▶ Your task
Repeat the listing exactly as given, omitting every image.

▶ Source material
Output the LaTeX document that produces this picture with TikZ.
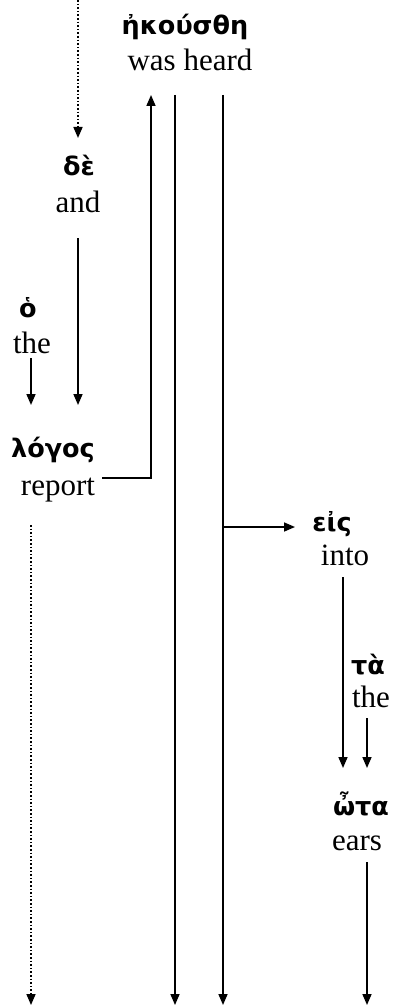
\documentclass[tikz,border=0pt]{standalone}
\usepackage{fontspec}
\setmainfont{Liberation Serif}
\newfontfamily\gk[Script=Greek]{DejaVu Sans}
\usetikzlibrary{arrows.meta}
\tikzset{
  gr/.style={font=\gk\bfseries\fontsize{25.5}{25.5}\selectfont, anchor=base, inner sep=0pt},
  en/.style={font=\fontsize{31}{31}\selectfont, anchor=base, inner sep=0pt},
  conn/.style={line width=1.6pt},
  arr/.style={conn, -{Triangle[width=9pt,length=11pt]}},
  dotarr/.style={line width=1.6pt, dotted, -{Triangle[width=9pt,length=11pt]}}
}
\begin{document}
\begin{tikzpicture}[x=1pt,y=-1pt]
\useasboundingbox (0,0) rectangle (394,1006);
% words
\node[gr] (akousthe) at (185,35) {ἠκούσθη};
\node[en] (washeard) at (190,71) {was heard};
\node[gr] (de) at (79,175) {δὲ};
\node[en] (and) at (78,212) {and};
\node[gr] (ho) at (28,317) {ὁ};
\node[en] (the1) at (32,353) {the};
\node[gr] (logos) at (53,457) {λόγος};
\node[en] (report) at (58,495) {report};
\node[gr] (eis) at (332,531) {εἰς};
\node[en] (into) at (345,565) {into};
\node[gr] (ta) at (368,674) {τὰ};
\node[en] (the2) at (371,707) {the};
\node[gr] (ota) at (361,815) {ὦτα};
\node[en] (ears) at (357,850) {ears};
% coordinates
\coordinate (topdot) at (78,0);
\coordinate (detip) at (78,138);
\coordinate (andbot) at (78,238);
\coordinate (andtip) at (78,405);
\coordinate (thebot) at (31,358);
\coordinate (thetip) at (31,405);
\coordinate (reprt) at (102,478);
\coordinate (repcorner) at (151,478);
\coordinate (uptip) at (151,95);
\coordinate (v1top) at (175,95);
\coordinate (v1bot) at (175,1005);
\coordinate (v2top) at (223,95);
\coordinate (v2bot) at (223,1005);
\coordinate (branch) at (223,527);
\coordinate (eistip) at (295,527);
\coordinate (intobot) at (343,577);
\coordinate (intotip) at (343,768);
\coordinate (the2bot) at (367,718);
\coordinate (the2tip) at (367,768);
\coordinate (earsbot) at (367,862);
\coordinate (earstip) at (367,1005);
\coordinate (logosdot) at (31,525);
\coordinate (logostip) at (31,1005);
% connectors
\draw[dotarr] (topdot) -- (detip);
\draw[arr] (andbot) -- (andtip);
\draw[arr] (thebot) -- (thetip);
\draw[arr] (reprt) -- (repcorner) -- (uptip);
\draw[arr] (v1top) -- (v1bot);
\draw[arr] (v2top) -- (v2bot);
\draw[arr] (branch) -- (eistip);
\draw[arr] (intobot) -- (intotip);
\draw[arr] (the2bot) -- (the2tip);
\draw[arr] (earsbot) -- (earstip);
\draw[dotarr] (logosdot) -- (logostip);
\end{tikzpicture}
\end{document}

▶ Exercise answer
Output the LaTeX document that produces this picture with TikZ.
\documentclass[tikz,border=0pt]{standalone}
\usepackage{fontspec}
\setmainfont{Liberation Serif}
\newfontfamily\gk[Script=Greek]{DejaVu Sans}
\usetikzlibrary{arrows.meta}
\tikzset{
  gr/.style={font=\gk\bfseries\fontsize{25.5}{25.5}\selectfont, anchor=base, inner sep=0pt},
  en/.style={font=\fontsize{31}{31}\selectfont, anchor=base, inner sep=0pt},
  conn/.style={line width=1.6pt},
  arr/.style={conn, -{Triangle[width=9pt,length=11pt]}},
  dotarr/.style={line width=1.6pt, dotted, -{Triangle[width=9pt,length=11pt]}}
}
\begin{document}
\begin{tikzpicture}[x=1pt,y=-1pt]
\useasboundingbox (0,0) rectangle (394,1006);
% words
\node[gr] (akousthe) at (185,35) {ἠκούσθη};
\node[en] (washeard) at (190,71) {was heard};
\node[gr] (de) at (79,175) {δὲ};
\node[en] (and) at (78,212) {and};
\node[gr] (ho) at (28,317) {ὁ};
\node[en] (the1) at (32,353) {the};
\node[gr] (logos) at (53,457) {λόγος};
\node[en] (report) at (58,495) {report};
\node[gr] (eis) at (332,531) {εἰς};
\node[en] (into) at (345,565) {into};
\node[gr] (ta) at (368,674) {τὰ};
\node[en] (the2) at (371,707) {the};
\node[gr] (ota) at (361,815) {ὦτα};
\node[en] (ears) at (357,850) {ears};
% coordinates
\coordinate (topdot) at (78,0);
\coordinate (detip) at (78,138);
\coordinate (andbot) at (78,238);
\coordinate (andtip) at (78,405);
\coordinate (thebot) at (31,358);
\coordinate (thetip) at (31,405);
\coordinate (reprt) at (102,478);
\coordinate (repcorner) at (151,478);
\coordinate (uptip) at (151,95);
\coordinate (v1top) at (175,95);
\coordinate (v1bot) at (175,1005);
\coordinate (v2top) at (223,95);
\coordinate (v2bot) at (223,1005);
\coordinate (branch) at (223,527);
\coordinate (eistip) at (295,527);
\coordinate (intobot) at (343,577);
\coordinate (intotip) at (343,768);
\coordinate (the2bot) at (367,718);
\coordinate (the2tip) at (367,768);
\coordinate (earsbot) at (367,862);
\coordinate (earstip) at (367,1005);
\coordinate (logosdot) at (31,525);
\coordinate (logostip) at (31,1005);
% connectors
\draw[dotarr] (topdot) -- (detip);
\draw[arr] (andbot) -- (andtip);
\draw[arr] (thebot) -- (thetip);
\draw[arr] (reprt) -- (repcorner) -- (uptip);
\draw[arr] (v1top) -- (v1bot);
\draw[arr] (v2top) -- (v2bot);
\draw[arr] (branch) -- (eistip);
\draw[arr] (intobot) -- (intotip);
\draw[arr] (the2bot) -- (the2tip);
\draw[arr] (earsbot) -- (earstip);
\draw[dotarr] (logosdot) -- (logostip);
\end{tikzpicture}
\end{document}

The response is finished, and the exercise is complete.